TASK DESCRIPTION: Write the data below out exactly as it stands. Do not include the pictures.

DATA LINES:
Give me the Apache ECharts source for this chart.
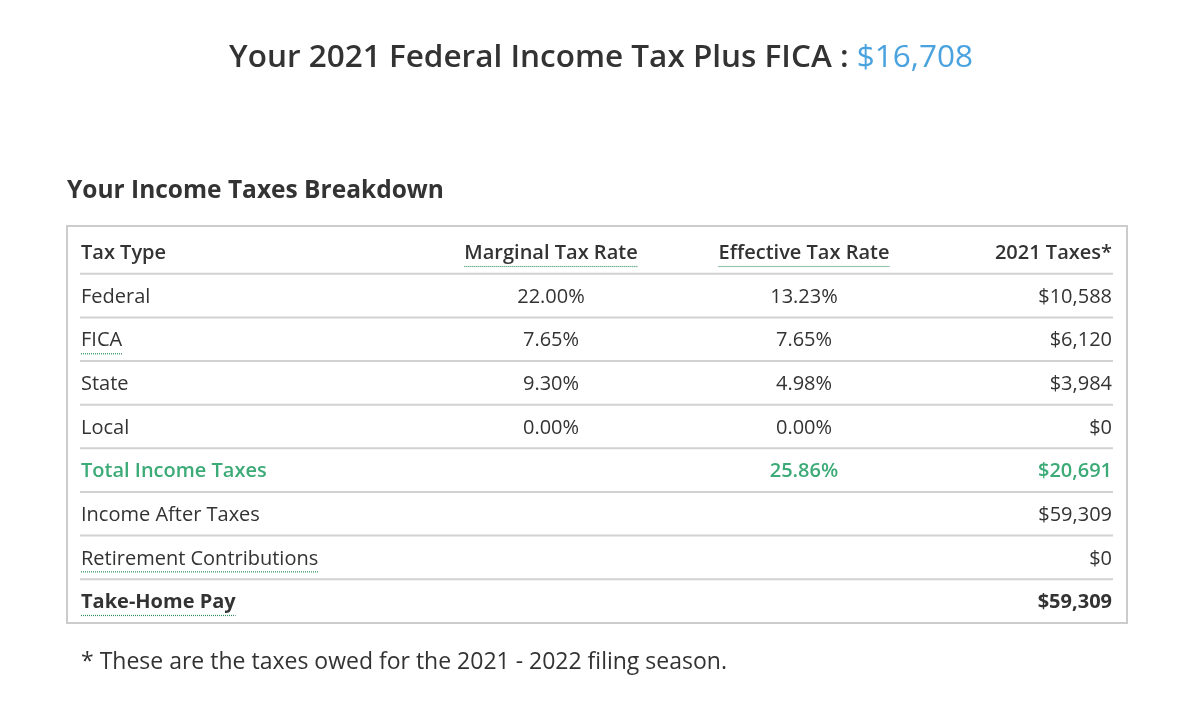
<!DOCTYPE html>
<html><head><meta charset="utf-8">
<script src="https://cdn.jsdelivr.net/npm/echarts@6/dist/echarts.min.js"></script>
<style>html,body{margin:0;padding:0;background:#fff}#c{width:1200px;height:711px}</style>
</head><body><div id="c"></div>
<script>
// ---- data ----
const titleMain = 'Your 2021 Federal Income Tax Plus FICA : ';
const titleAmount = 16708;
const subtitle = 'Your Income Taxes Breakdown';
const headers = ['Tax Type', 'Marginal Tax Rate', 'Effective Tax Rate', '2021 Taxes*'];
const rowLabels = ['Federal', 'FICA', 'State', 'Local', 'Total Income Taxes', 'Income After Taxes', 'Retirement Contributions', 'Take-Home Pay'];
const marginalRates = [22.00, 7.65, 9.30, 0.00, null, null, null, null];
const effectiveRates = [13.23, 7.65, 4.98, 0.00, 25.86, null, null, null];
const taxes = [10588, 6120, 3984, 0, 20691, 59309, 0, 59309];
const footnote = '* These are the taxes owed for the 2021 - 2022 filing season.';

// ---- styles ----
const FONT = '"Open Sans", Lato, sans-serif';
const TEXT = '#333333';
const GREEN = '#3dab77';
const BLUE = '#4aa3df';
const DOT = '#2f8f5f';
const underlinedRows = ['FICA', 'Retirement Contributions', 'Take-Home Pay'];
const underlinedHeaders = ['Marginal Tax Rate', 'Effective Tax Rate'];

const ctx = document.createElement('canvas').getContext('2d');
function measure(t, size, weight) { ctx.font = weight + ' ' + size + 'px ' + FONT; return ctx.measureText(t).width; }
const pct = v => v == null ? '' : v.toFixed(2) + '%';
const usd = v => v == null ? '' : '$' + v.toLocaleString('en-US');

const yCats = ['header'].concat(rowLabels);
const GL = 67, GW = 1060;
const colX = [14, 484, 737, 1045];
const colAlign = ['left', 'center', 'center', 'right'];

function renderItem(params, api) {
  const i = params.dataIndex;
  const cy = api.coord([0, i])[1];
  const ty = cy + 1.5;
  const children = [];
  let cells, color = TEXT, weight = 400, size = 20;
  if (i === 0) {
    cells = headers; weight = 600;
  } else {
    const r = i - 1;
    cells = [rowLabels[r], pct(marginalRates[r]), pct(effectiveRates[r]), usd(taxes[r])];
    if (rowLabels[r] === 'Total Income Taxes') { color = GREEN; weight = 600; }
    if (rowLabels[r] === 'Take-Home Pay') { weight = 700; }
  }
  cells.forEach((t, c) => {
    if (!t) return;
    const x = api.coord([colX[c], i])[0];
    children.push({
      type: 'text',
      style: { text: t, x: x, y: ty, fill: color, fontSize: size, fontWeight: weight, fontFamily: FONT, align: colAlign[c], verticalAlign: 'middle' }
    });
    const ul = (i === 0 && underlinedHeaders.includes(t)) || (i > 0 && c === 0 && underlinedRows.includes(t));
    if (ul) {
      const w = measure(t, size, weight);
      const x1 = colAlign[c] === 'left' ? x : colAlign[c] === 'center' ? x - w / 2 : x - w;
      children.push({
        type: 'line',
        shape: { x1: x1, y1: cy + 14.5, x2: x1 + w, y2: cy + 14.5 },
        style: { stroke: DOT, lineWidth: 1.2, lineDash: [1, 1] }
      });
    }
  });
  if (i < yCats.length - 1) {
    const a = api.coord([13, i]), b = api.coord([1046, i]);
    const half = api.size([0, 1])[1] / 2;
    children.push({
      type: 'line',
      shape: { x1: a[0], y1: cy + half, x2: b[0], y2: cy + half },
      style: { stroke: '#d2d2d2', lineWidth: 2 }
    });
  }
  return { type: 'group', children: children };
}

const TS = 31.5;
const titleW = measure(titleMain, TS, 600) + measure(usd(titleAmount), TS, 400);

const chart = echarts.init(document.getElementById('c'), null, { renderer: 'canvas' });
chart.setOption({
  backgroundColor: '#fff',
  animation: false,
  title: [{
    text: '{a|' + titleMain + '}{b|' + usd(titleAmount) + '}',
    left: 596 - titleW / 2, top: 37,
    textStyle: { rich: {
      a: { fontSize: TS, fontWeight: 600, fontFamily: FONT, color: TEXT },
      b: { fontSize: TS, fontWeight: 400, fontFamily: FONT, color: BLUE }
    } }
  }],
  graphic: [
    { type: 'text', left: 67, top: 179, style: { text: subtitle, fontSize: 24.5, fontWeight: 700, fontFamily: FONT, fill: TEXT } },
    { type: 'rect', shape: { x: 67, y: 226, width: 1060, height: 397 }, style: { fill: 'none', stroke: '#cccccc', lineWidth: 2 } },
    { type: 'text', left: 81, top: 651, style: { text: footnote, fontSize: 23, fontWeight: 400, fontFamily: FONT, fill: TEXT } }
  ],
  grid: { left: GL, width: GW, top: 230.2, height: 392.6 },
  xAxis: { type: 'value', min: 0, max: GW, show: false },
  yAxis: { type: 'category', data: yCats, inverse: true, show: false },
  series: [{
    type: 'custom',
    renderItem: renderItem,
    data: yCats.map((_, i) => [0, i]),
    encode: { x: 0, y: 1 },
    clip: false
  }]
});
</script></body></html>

ANSWER:
Give me the Apache ECharts source for this chart.
<!DOCTYPE html>
<html><head><meta charset="utf-8">
<script src="https://cdn.jsdelivr.net/npm/echarts@6/dist/echarts.min.js"></script>
<style>html,body{margin:0;padding:0;background:#fff}#c{width:1200px;height:711px}</style>
</head><body><div id="c"></div>
<script>
// ---- data ----
const titleMain = 'Your 2021 Federal Income Tax Plus FICA : ';
const titleAmount = 16708;
const subtitle = 'Your Income Taxes Breakdown';
const headers = ['Tax Type', 'Marginal Tax Rate', 'Effective Tax Rate', '2021 Taxes*'];
const rowLabels = ['Federal', 'FICA', 'State', 'Local', 'Total Income Taxes', 'Income After Taxes', 'Retirement Contributions', 'Take-Home Pay'];
const marginalRates = [22.00, 7.65, 9.30, 0.00, null, null, null, null];
const effectiveRates = [13.23, 7.65, 4.98, 0.00, 25.86, null, null, null];
const taxes = [10588, 6120, 3984, 0, 20691, 59309, 0, 59309];
const footnote = '* These are the taxes owed for the 2021 - 2022 filing season.';

// ---- styles ----
const FONT = '"Open Sans", Lato, sans-serif';
const TEXT = '#333333';
const GREEN = '#3dab77';
const BLUE = '#4aa3df';
const DOT = '#2f8f5f';
const underlinedRows = ['FICA', 'Retirement Contributions', 'Take-Home Pay'];
const underlinedHeaders = ['Marginal Tax Rate', 'Effective Tax Rate'];

const ctx = document.createElement('canvas').getContext('2d');
function measure(t, size, weight) { ctx.font = weight + ' ' + size + 'px ' + FONT; return ctx.measureText(t).width; }
const pct = v => v == null ? '' : v.toFixed(2) + '%';
const usd = v => v == null ? '' : '$' + v.toLocaleString('en-US');

const yCats = ['header'].concat(rowLabels);
const GL = 67, GW = 1060;
const colX = [14, 484, 737, 1045];
const colAlign = ['left', 'center', 'center', 'right'];

function renderItem(params, api) {
  const i = params.dataIndex;
  const cy = api.coord([0, i])[1];
  const ty = cy + 1.5;
  const children = [];
  let cells, color = TEXT, weight = 400, size = 20;
  if (i === 0) {
    cells = headers; weight = 600;
  } else {
    const r = i - 1;
    cells = [rowLabels[r], pct(marginalRates[r]), pct(effectiveRates[r]), usd(taxes[r])];
    if (rowLabels[r] === 'Total Income Taxes') { color = GREEN; weight = 600; }
    if (rowLabels[r] === 'Take-Home Pay') { weight = 700; }
  }
  cells.forEach((t, c) => {
    if (!t) return;
    const x = api.coord([colX[c], i])[0];
    children.push({
      type: 'text',
      style: { text: t, x: x, y: ty, fill: color, fontSize: size, fontWeight: weight, fontFamily: FONT, align: colAlign[c], verticalAlign: 'middle' }
    });
    const ul = (i === 0 && underlinedHeaders.includes(t)) || (i > 0 && c === 0 && underlinedRows.includes(t));
    if (ul) {
      const w = measure(t, size, weight);
      const x1 = colAlign[c] === 'left' ? x : colAlign[c] === 'center' ? x - w / 2 : x - w;
      children.push({
        type: 'line',
        shape: { x1: x1, y1: cy + 14.5, x2: x1 + w, y2: cy + 14.5 },
        style: { stroke: DOT, lineWidth: 1.2, lineDash: [1, 1] }
      });
    }
  });
  if (i < yCats.length - 1) {
    const a = api.coord([13, i]), b = api.coord([1046, i]);
    const half = api.size([0, 1])[1] / 2;
    children.push({
      type: 'line',
      shape: { x1: a[0], y1: cy + half, x2: b[0], y2: cy + half },
      style: { stroke: '#d2d2d2', lineWidth: 2 }
    });
  }
  return { type: 'group', children: children };
}

const TS = 31.5;
const titleW = measure(titleMain, TS, 600) + measure(usd(titleAmount), TS, 400);

const chart = echarts.init(document.getElementById('c'), null, { renderer: 'canvas' });
chart.setOption({
  backgroundColor: '#fff',
  animation: false,
  title: [{
    text: '{a|' + titleMain + '}{b|' + usd(titleAmount) + '}',
    left: 596 - titleW / 2, top: 37,
    textStyle: { rich: {
      a: { fontSize: TS, fontWeight: 600, fontFamily: FONT, color: TEXT },
      b: { fontSize: TS, fontWeight: 400, fontFamily: FONT, color: BLUE }
    } }
  }],
  graphic: [
    { type: 'text', left: 67, top: 179, style: { text: subtitle, fontSize: 24.5, fontWeight: 700, fontFamily: FONT, fill: TEXT } },
    { type: 'rect', shape: { x: 67, y: 226, width: 1060, height: 397 }, style: { fill: 'none', stroke: '#cccccc', lineWidth: 2 } },
    { type: 'text', left: 81, top: 651, style: { text: footnote, fontSize: 23, fontWeight: 400, fontFamily: FONT, fill: TEXT } }
  ],
  grid: { left: GL, width: GW, top: 230.2, height: 392.6 },
  xAxis: { type: 'value', min: 0, max: GW, show: false },
  yAxis: { type: 'category', data: yCats, inverse: true, show: false },
  series: [{
    type: 'custom',
    renderItem: renderItem,
    data: yCats.map((_, i) => [0, i]),
    encode: { x: 0, y: 1 },
    clip: false
  }]
});
</script></body></html>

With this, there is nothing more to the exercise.